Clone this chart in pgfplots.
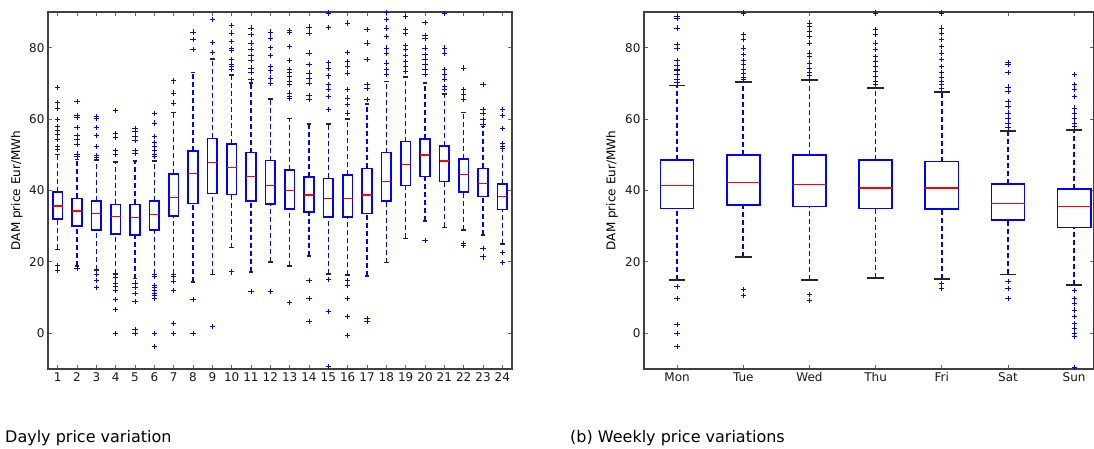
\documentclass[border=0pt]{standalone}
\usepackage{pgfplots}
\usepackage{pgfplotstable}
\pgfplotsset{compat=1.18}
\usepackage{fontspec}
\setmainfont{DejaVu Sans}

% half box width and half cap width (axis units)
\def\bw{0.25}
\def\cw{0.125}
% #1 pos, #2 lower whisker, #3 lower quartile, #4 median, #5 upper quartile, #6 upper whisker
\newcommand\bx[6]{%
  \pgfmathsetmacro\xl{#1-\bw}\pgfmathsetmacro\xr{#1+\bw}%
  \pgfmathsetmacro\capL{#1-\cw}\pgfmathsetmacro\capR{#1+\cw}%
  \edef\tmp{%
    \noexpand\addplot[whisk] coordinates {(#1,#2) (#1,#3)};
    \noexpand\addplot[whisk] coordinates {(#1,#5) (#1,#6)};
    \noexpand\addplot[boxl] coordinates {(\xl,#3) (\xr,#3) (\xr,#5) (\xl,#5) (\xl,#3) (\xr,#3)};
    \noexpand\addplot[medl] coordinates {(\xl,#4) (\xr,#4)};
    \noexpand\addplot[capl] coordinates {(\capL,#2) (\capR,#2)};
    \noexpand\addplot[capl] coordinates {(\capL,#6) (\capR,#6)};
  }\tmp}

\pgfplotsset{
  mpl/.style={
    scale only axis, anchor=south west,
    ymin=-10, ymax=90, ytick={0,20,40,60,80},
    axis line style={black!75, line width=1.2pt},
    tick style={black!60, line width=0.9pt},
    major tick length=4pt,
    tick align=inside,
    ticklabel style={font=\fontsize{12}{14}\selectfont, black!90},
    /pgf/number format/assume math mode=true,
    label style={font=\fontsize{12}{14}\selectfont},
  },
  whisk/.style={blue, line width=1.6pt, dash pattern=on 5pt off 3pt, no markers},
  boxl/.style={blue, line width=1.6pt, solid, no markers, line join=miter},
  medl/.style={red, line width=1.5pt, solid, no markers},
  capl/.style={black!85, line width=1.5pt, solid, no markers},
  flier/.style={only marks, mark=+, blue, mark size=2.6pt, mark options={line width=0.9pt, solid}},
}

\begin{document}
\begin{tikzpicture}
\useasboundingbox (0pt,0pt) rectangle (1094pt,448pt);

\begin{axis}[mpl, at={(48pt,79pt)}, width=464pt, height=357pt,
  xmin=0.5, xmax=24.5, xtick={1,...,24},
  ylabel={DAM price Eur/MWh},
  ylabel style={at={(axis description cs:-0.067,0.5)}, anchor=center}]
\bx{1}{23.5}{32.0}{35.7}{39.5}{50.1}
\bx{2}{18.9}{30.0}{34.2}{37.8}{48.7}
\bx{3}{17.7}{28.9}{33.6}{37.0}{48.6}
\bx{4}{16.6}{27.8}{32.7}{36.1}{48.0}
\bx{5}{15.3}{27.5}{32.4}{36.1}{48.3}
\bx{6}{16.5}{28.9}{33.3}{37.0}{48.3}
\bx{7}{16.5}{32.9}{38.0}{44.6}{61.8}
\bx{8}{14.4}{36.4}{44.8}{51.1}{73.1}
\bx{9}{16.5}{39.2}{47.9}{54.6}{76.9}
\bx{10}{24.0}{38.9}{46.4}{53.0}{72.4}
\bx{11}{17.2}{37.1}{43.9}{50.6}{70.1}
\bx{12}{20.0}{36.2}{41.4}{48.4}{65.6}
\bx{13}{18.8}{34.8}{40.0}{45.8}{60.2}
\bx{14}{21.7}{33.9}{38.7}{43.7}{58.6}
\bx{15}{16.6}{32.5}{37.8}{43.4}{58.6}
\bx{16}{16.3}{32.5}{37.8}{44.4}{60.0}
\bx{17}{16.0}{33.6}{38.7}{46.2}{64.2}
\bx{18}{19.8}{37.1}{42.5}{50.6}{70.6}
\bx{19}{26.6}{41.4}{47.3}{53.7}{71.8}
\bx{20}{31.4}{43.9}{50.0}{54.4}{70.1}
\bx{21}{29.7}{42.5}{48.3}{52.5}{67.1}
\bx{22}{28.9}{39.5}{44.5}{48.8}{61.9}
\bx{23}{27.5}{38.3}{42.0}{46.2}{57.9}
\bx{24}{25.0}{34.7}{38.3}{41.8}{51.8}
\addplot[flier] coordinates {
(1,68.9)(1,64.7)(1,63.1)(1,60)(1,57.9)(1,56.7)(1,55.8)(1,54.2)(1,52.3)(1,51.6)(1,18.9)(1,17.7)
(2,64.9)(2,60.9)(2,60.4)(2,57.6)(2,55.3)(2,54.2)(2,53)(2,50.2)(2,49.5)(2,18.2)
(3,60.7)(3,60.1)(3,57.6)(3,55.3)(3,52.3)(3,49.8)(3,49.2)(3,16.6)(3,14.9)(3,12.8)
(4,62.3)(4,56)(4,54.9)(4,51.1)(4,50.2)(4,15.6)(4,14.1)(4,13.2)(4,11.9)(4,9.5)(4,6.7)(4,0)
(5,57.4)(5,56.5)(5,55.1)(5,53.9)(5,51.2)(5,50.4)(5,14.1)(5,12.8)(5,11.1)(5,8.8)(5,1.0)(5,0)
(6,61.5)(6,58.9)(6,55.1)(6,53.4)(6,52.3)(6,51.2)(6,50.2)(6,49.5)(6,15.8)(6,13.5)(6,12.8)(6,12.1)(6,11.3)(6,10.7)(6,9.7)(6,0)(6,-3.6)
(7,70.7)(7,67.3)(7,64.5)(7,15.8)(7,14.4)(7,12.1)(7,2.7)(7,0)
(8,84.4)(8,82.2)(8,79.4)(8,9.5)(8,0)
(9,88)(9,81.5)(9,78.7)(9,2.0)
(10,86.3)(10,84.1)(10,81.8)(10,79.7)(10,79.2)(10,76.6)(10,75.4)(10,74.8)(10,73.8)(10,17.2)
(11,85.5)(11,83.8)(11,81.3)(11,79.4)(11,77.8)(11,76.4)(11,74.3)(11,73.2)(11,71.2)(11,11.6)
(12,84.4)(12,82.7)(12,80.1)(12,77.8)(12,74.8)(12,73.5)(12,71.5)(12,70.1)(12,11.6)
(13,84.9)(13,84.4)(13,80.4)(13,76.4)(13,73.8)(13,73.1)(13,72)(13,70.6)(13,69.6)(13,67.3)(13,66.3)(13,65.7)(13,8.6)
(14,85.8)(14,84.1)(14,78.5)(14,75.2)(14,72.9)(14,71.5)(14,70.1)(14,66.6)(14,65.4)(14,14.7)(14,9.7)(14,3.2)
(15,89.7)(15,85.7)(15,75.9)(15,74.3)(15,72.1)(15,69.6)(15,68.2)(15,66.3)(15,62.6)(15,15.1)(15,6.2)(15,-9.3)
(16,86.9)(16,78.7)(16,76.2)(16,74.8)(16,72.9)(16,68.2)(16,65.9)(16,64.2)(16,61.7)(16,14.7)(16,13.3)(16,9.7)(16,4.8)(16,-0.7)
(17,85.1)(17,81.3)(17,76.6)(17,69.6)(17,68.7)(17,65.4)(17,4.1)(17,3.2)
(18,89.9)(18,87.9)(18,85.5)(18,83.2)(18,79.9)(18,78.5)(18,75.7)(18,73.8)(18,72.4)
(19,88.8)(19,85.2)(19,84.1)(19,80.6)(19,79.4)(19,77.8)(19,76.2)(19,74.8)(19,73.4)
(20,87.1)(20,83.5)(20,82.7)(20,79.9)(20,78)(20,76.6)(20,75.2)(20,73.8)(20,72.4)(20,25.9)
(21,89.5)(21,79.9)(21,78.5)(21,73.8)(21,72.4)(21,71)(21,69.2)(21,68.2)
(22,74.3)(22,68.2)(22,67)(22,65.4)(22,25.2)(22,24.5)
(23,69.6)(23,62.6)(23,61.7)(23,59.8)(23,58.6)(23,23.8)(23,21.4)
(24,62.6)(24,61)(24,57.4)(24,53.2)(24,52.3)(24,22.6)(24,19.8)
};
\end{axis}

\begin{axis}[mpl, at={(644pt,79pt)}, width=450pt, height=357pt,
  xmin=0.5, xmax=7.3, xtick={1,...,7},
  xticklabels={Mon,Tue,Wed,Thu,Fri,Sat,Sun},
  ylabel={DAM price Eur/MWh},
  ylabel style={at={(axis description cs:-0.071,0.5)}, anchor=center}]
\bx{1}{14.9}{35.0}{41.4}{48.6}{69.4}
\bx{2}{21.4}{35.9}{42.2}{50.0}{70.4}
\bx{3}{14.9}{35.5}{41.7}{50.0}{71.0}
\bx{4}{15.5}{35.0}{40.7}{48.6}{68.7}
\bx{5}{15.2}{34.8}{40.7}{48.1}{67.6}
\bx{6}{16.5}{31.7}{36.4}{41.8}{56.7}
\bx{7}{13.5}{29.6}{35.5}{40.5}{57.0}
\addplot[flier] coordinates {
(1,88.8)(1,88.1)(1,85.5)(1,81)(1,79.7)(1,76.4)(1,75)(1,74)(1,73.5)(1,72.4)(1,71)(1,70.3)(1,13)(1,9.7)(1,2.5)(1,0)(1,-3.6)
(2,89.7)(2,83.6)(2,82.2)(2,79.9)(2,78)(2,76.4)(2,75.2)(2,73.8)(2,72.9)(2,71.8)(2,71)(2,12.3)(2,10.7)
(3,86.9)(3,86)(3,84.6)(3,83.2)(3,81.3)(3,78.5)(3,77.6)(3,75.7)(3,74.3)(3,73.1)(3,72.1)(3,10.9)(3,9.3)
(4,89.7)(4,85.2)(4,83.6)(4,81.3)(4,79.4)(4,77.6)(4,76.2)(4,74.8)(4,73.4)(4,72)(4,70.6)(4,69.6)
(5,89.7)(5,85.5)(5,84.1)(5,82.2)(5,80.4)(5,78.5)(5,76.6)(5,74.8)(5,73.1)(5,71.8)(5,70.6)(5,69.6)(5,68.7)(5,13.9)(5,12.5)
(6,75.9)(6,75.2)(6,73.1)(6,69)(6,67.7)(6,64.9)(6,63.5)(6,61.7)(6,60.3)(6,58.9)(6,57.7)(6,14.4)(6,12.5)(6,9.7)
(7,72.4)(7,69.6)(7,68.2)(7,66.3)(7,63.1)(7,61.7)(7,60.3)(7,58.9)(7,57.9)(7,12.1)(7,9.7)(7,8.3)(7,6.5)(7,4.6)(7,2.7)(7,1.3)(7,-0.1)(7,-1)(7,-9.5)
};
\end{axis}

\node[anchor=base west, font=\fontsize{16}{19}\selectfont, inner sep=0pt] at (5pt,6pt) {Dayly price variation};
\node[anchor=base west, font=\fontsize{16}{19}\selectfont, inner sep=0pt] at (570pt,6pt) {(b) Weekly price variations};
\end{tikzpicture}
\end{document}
++++++++++
▶ **Task requirements**
Only lines belong in the copy: transcribe those from the start of the data through the line that contains "(0pt,0pt) rectangle (1094pt,448pt);", and skip the pictures.

▶ **Response to the exercise**
Clone this chart in pgfplots.
\documentclass[border=0pt]{standalone}
\usepackage{pgfplots}
\usepackage{pgfplotstable}
\pgfplotsset{compat=1.18}
\usepackage{fontspec}
\setmainfont{DejaVu Sans}

% half box width and half cap width (axis units)
\def\bw{0.25}
\def\cw{0.125}
% #1 pos, #2 lower whisker, #3 lower quartile, #4 median, #5 upper quartile, #6 upper whisker
\newcommand\bx[6]{%
  \pgfmathsetmacro\xl{#1-\bw}\pgfmathsetmacro\xr{#1+\bw}%
  \pgfmathsetmacro\capL{#1-\cw}\pgfmathsetmacro\capR{#1+\cw}%
  \edef\tmp{%
    \noexpand\addplot[whisk] coordinates {(#1,#2) (#1,#3)};
    \noexpand\addplot[whisk] coordinates {(#1,#5) (#1,#6)};
    \noexpand\addplot[boxl] coordinates {(\xl,#3) (\xr,#3) (\xr,#5) (\xl,#5) (\xl,#3) (\xr,#3)};
    \noexpand\addplot[medl] coordinates {(\xl,#4) (\xr,#4)};
    \noexpand\addplot[capl] coordinates {(\capL,#2) (\capR,#2)};
    \noexpand\addplot[capl] coordinates {(\capL,#6) (\capR,#6)};
  }\tmp}

\pgfplotsset{
  mpl/.style={
    scale only axis, anchor=south west,
    ymin=-10, ymax=90, ytick={0,20,40,60,80},
    axis line style={black!75, line width=1.2pt},
    tick style={black!60, line width=0.9pt},
    major tick length=4pt,
    tick align=inside,
    ticklabel style={font=\fontsize{12}{14}\selectfont, black!90},
    /pgf/number format/assume math mode=true,
    label style={font=\fontsize{12}{14}\selectfont},
  },
  whisk/.style={blue, line width=1.6pt, dash pattern=on 5pt off 3pt, no markers},
  boxl/.style={blue, line width=1.6pt, solid, no markers, line join=miter},
  medl/.style={red, line width=1.5pt, solid, no markers},
  capl/.style={black!85, line width=1.5pt, solid, no markers},
  flier/.style={only marks, mark=+, blue, mark size=2.6pt, mark options={line width=0.9pt, solid}},
}

\begin{document}
\begin{tikzpicture}
\useasboundingbox (0pt,0pt) rectangle (1094pt,448pt);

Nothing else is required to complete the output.